The original manuscripts of the Wellington mission papers are part of the Church Missionary Society Archives housed in the Heslop Room of the University of Birmingham Library, England. We are grateful to Mr Ken Osborne, Records Manager of the Church Missionary Society, for permission to reproduce the Wellington mission papers.
This edition has been prepared from Australian Joint Copying Project microfilm held by Auchmuty Library, University of Newcastle, NSW, and purchased with the aid of the Light Bequest in 1994.
From 1995-97, this project has been made possible by small grants from the University of Newcastle RMC and the Australian Research Council.
In 1996, the NSW Aboriginal Land Council approved this project and appointed Rose Chown and other members of the Wellington Wiradjuri community as collaborators with the chief researcher. (This project is not related to recent determinations of the Native Land Tribunal in the matter of the Wellington Town Common.)

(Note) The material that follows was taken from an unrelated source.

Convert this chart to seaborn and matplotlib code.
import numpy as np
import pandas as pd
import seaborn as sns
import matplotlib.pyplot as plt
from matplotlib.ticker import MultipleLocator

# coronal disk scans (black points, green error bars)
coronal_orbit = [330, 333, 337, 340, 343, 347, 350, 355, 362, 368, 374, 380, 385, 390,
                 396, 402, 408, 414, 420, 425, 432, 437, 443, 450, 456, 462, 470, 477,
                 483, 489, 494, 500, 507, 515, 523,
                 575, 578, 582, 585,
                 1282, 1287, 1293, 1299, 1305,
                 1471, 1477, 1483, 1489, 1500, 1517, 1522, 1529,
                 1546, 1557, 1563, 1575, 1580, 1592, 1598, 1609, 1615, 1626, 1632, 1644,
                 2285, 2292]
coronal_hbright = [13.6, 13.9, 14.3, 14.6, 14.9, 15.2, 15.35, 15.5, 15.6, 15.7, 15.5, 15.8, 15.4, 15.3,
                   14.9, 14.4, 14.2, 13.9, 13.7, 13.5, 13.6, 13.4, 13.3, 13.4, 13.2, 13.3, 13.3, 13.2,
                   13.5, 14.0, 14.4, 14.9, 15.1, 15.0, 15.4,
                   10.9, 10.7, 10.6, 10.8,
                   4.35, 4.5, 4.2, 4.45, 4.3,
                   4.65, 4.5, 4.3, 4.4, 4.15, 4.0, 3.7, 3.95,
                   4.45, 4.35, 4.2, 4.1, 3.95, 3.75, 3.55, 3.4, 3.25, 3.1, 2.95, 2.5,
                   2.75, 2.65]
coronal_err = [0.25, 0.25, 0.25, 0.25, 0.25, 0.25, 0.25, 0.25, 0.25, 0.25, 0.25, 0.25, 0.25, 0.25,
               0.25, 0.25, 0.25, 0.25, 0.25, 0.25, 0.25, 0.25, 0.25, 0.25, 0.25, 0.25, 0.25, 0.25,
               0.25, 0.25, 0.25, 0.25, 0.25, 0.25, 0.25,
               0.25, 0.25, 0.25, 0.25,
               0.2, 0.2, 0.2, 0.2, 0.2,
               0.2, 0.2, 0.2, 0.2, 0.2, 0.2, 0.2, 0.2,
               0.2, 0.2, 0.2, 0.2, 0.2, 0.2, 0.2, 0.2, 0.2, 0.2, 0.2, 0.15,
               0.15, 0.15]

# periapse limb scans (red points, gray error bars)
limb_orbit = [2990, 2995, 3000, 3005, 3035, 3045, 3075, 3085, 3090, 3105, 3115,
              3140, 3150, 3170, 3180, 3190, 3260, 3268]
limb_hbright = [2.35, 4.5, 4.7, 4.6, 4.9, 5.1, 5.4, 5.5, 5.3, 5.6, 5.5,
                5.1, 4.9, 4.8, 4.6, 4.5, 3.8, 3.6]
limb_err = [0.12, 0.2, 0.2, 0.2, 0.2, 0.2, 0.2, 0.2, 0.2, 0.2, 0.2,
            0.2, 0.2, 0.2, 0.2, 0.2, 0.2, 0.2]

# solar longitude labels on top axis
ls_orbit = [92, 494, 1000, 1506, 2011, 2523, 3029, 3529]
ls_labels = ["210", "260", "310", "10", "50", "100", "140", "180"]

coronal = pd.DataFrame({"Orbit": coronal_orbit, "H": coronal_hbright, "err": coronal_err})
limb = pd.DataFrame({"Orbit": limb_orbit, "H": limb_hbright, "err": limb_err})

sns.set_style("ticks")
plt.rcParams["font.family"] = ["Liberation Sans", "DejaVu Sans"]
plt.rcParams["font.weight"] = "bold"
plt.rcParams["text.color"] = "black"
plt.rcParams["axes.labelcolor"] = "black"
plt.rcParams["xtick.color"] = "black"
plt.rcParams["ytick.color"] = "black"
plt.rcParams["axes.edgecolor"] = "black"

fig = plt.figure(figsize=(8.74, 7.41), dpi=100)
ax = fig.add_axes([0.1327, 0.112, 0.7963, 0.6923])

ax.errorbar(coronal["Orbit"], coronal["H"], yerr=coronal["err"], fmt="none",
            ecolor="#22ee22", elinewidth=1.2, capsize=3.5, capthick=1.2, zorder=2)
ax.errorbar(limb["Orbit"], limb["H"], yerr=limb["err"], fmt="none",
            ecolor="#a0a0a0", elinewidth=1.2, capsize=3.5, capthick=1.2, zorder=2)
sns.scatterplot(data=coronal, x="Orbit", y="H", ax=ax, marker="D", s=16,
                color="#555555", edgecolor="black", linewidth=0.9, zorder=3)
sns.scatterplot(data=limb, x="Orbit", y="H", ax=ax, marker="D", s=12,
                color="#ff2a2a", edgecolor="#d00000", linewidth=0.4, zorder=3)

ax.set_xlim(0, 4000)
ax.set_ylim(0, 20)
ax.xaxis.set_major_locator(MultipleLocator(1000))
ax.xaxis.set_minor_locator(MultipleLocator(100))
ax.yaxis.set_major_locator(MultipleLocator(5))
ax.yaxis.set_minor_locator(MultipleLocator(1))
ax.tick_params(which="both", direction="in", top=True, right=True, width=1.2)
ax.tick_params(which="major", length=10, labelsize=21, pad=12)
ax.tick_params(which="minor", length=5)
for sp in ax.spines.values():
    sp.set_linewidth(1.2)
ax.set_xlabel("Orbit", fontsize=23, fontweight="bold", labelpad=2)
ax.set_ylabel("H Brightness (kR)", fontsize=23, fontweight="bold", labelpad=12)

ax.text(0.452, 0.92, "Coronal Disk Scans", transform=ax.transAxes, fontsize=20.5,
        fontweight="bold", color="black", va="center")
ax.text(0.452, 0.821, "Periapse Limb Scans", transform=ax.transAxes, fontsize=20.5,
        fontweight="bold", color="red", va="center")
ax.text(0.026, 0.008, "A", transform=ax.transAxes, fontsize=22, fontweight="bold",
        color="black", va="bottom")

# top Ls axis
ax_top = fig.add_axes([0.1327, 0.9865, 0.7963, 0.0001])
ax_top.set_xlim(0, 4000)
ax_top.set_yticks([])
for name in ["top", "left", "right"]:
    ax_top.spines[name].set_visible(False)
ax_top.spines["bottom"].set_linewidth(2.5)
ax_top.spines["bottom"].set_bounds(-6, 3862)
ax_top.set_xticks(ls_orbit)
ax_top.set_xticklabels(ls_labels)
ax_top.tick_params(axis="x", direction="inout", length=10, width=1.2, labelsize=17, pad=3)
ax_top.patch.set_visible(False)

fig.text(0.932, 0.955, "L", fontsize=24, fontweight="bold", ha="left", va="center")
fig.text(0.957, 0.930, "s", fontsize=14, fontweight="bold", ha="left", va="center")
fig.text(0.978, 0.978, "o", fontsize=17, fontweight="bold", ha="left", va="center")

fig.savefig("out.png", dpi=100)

Images used in this project have been reproduced with the permission of the National Library, Canberra and the Mitchell Library, Sydney. We acknowlege the support of the State Library of New South Wales who generously waived their usual reproduction fees.
Hilary Carey also thanks librarians and archivists in Australia, the US and the UK: Mitchell Library, Sydney; the library of the Australian Institute of Aboriginal and Torres Strait Islander Studies, Canberra; Martha Smalley at the Day Missions Library, Yale Divinity School; Birmingham University Library, Birmingham; the Library of the School of Oriental and African Studies, London; as well as the research team of the North Atlantic Missiology Project and Kerry Bassinger of the Royal Commonwealth Society Library, Cambridge, for their assistance.
The editors are deeply indebted to Susan West for her patient and thorough work on sections of the manuscripts and transcripts, and for her contribution to researching the people and places that permeate the story of the Wellington Valley mission.
The 2002 edition could not have succeeded with the help of Joanne Evans of the Australian Science and Technology Heritage Centre, who helped guide us through the use of AUSTEHC's Web Academic Resource Publisher (WARP) software.
We would also like to acknowledge the many people who have conrtributed ideas and information. We thank our South African contact, Mervyn Smith, City of George, Western Cape, an elder and Member of the Order of Lay Preachers of the Uniting Presbyterian Church of Southern Africa who has a keen scholarly and antiquarian interest in the records of Africana Missiology. Thanks to Ron Harper and Ted Freeman for discussions relating to the missionary, John Harper, and to Liz Vincent of Picton NSW, for discussion of the early history of the Camden district.